Friday, November 1, 2013

(En - 01 Nov 2013) US to expedite delivery of V-22 Osprey aircraft to Israel


The US will fast-track delivery of six V-22 Osprey helicopter-plane aircraft to Israel, US Secretary of Defense Chuck Hagel said Thursday in his address to the Anti-Defamation League's centennial conference in New York.

NBC News reported that the Pentagon agreed to send Israel the next batch of Ospreys to come off the production line after Israel requested this week that the delivery of the aircraft be expedited amid threats from Iran and Syria.

The next group of Ospreys had originally been slated for assignation to the US Marines, a Pentagon official told NBC.

"Israel will get six V-22s out of the next order to go on the assembly line, and they will be compatible with other [Israeli defense] capabilities," Hagel was quoted by NBC as saying at the ADL conference.

According to the report, Israel could receive the Ospreys, which take off vertically like a helicopter, but fly like a regular transport plane, in as soon as two years.

Defense Minister Moshe Ya'alon and Hagel finalized the deal for the Ospreys during a visit by the US secretary of defense to the Jewish State in April.
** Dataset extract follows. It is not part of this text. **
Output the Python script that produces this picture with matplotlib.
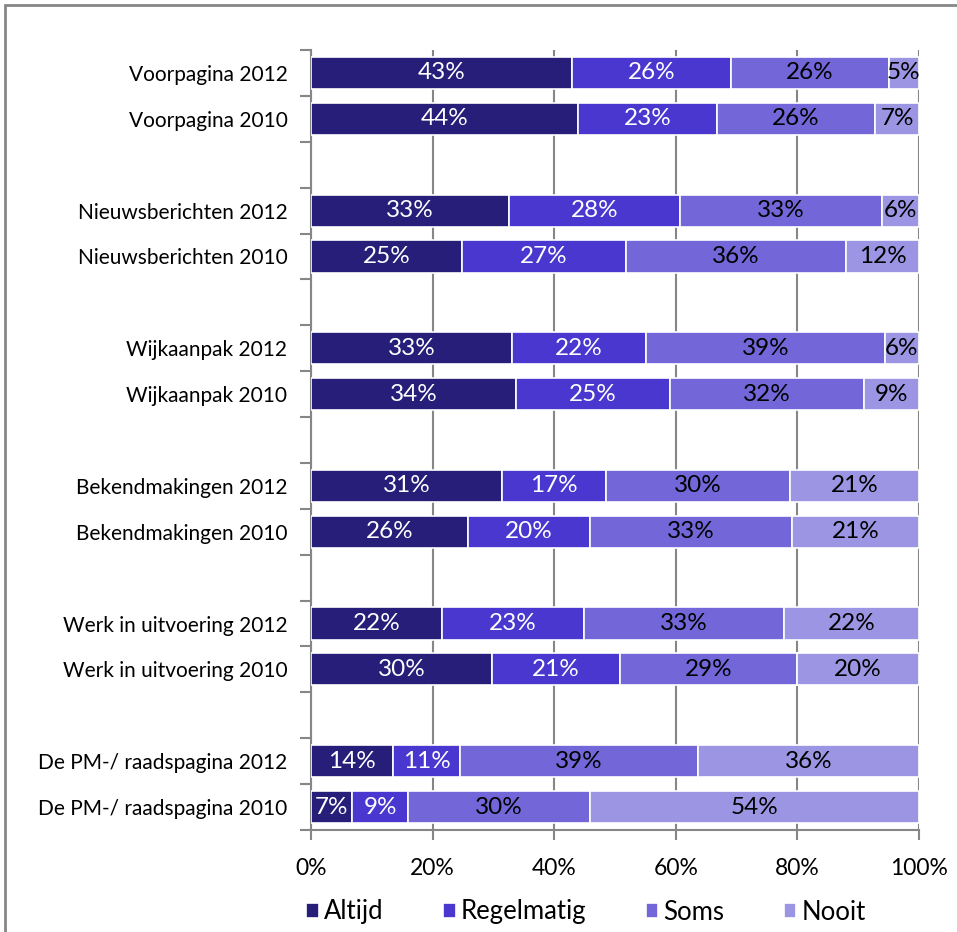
import numpy as np
import matplotlib
matplotlib.use('Agg')
import matplotlib.pyplot as plt
from matplotlib.patches import Rectangle

plt.rcParams['font.family'] = ['Lato', 'DejaVu Sans']

categories = ['Voorpagina 2012', 'Voorpagina 2010',
              'Nieuwsberichten 2012', 'Nieuwsberichten 2010',
              'Wijkaanpak 2012', 'Wijkaanpak 2010',
              'Bekendmakingen 2012', 'Bekendmakingen 2010',
              'Werk in uitvoering 2012', 'Werk in uitvoering 2010',
              'De PM-/ raadspagina 2012', 'De PM-/ raadspagina 2010']
altijd = [43, 43.9, 32.6, 24.8, 33.1, 33.7, 31.4, 25.8, 21.5, 29.8, 13.5, 6.7]
regelmatig = [26, 22.9, 28.1, 27.0, 22.0, 25.3, 17.1, 20.1, 23.4, 21.0, 11.0, 9.3]
soms = [26, 26.0, 33.2, 36.2, 39.3, 32.0, 30.3, 33.2, 32.9, 29.1, 39.2, 29.9]
nooit = [5, 7.2, 6.1, 12.0, 5.6, 9.0, 21.2, 20.9, 22.2, 20.1, 36.3, 54.1]
series_names = ['Altijd', 'Regelmatig', 'Soms', 'Nooit']
colors = ['#261e78', '#4a37cf', '#7266d8', '#9c95e3']
text_colors = ['white', 'white', 'black', 'black']

fig = plt.figure(figsize=(9.57, 9.32), dpi=100)
W, H = 957, 932
ax = fig.add_axes([311 / W, 1 - 830 / H, (919 - 311) / W, (830 - 50) / H])

# 2 bars per group, one empty slot between groups
ypos = []
for g in range(6):
    ypos += [3 * g, 3 * g + 1]
ypos = np.array(ypos)

data = [altijd, regelmatig, soms, nooit]
left = np.zeros(len(categories))
for vals, c, tc, name in zip(data, colors, text_colors, series_names):
    vals = np.array(vals)
    ax.barh(ypos, vals, left=left, height=0.7, color=c, edgecolor='white',
            linewidth=1.2, label=name, zorder=3)
    for y, l, v in zip(ypos, left, vals):
        ax.text(l + v / 2, y, '%.0f%%' % v, ha='center', va='center',
                color=tc, fontsize=17.5, zorder=4)
    left += vals

ax.set_xlim(0, 100)
ax.set_ylim(16.5, -0.5)
ax.set_xticks(np.arange(0, 101, 20))
ax.set_xticklabels(['%d%%' % v for v in range(0, 101, 20)], fontsize=16.5)
ax.set_yticks(np.arange(-0.5, 17, 1))
ax.set_yticklabels([])
ax.set_yticks(ypos, minor=True)
ax.set_yticklabels(categories, minor=True, fontsize=15)
ax.tick_params(axis='y', which='minor', length=0, pad=17)
ax.tick_params(axis='y', which='major', length=8, color='#868686', width=1.5)
ax.tick_params(axis='x', length=7, color='#868686', width=1.5, pad=13)
ax.xaxis.grid(True, color='#868686', linewidth=1.5, zorder=0)
ax.set_axisbelow(True)
for s in ['top', 'right']:
    ax.spines[s].set_visible(False)
for s in ['left', 'bottom']:
    ax.spines[s].set_color('#868686')
    ax.spines[s].set_linewidth(1.5)

fig.legend(loc='center', bbox_to_anchor=(586 / W, 1 - 912 / H), ncol=4,
           frameon=False, fontsize=18.5, handlelength=0.5, handleheight=0.5,
           handletextpad=0.2, columnspacing=2.3)

fig.patches.append(Rectangle((5 / W, -0.1), 1.2, 1.1 - 5 / H, transform=fig.transFigure,
                             fill=False, edgecolor='#868686', linewidth=2))

fig.savefig('out.png', dpi=100)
The deal is part of a wider $10 billion package involving US sales to Israel, Saudi Arabia and the United Arab Emirates, designed to provide Washington’s allies in the region with enhanced military capabilities against Iran.

Israel will be the first foreign country to receive the V-22 Osprey from the US.

Ya'alon took a test flight on an Osprey during a visit to Washington in June, AFP reported at the time.

What makes the V-22 unique is its ability to take off vertically like a helicopter, with its rotors in an upright position, and then to shift the rotors 45 degrees downward, allowing it to fly like a regular transport plane, reaching speeds of up to 300 knots, almost double that of a helicopter.

The V-22 can transport 24 combat troops, or more than 9,000 kilograms of internal or external cargo, and has a range of more than 4,000 kilometers with a single aerial refueling.

The IAF has had its eye on the V-22, made by the Boeing Company and Bell Helicopter, for a number of years. The US has used the aircraft for operations in Afghanistan.

The IAF has looked at the Osprey as a complementary platform to assist in IAF search-and-rescue operations and in dropping special forces behind enemy lines.